Cliona’s response: Thanks for your letter. Some of the highest-yielding LICs recently include WAM Active (WAA), Australian Leaders Fund (ALF) and Cadence Capital (CDM). Grossed up, the 12-month yield for each was 9.2%, 9.9% and 10.4% respectively. But keep in mind there’s no guarantee that investors will enjoy such yields in the coming years. It’s important to thoroughly research any prospective investment before committing to it.

Safety in annuities?

I thought Scott Francis’s latest article, Riding the annuities stream, was very good. I’m wondering what happens if the annuity provider goes ‘belly up” with all your capital?
Rod Collins
Scott’s response: Thanks for your query. We are lucky in Australia that annuities can only be issued by Life Insurance Companies, which are regulated by APRA. The history of annuities in Australia suggests that this regulation seems to work well - I am not aware of any situations of an annuity provider failing that has led to losses for an annuity owner in Australia.

Taming inflation

I thought Clifford Bennett’s latest article, Inflation animal is now much tamer, was the best business article I have ever read.
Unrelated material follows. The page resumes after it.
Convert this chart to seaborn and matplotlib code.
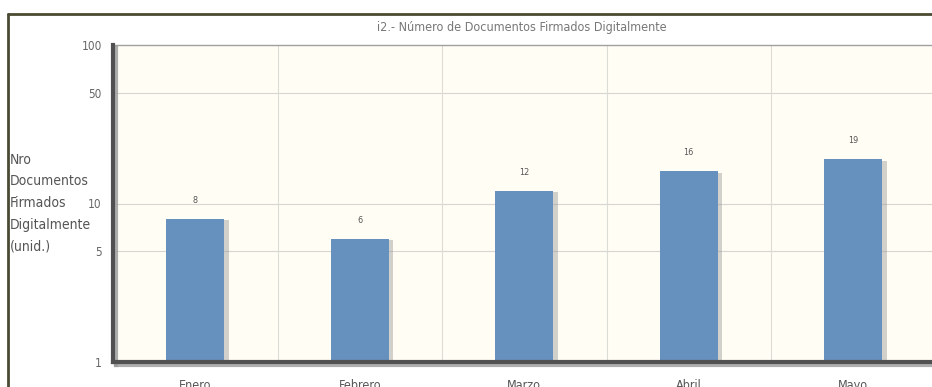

The line “market share is king, and so companies do everything they can to avoid raising prices,” is so true. I think our Reserve Bank is living in the past. Brilliant article!
Name withheld

Super changes

I read with interest the assurances from the Federal Government that it does not intend to make significant changes to superannuation. However, I feel strongly that the completely tax-free status of superannuation in pension phase both in the fund and the pension in the hands of the recipients is unacceptable. I realise Bill Shorten’s changes are planned and hope that the Abbott government will at least keep these. My wife and I have benefitted greatly from the changes installed by the Howard regime but felt at the time that they were too generous.
As a retired public accountant I still take a healthy interest in how tax is raised and spent. Being in practice as I was from 1981 to 1997, I saw immense changes and greater complexity introduced in the system. I was an early enthusiast for SMSFs, setting up many in my practice (including our own), preparing financials and tax returns and later performing audits.
After intense lobbying from the ‘big end of town’, doing both now requires more red tape, CPD hours and increased costs to the SMSFs!
Back to raising taxes: Looking at health services in the future and the rising expectation from voters for better government services all around, the tax pie has to grow, meaning those that can afford it must pay more tax, including those on generous pensions!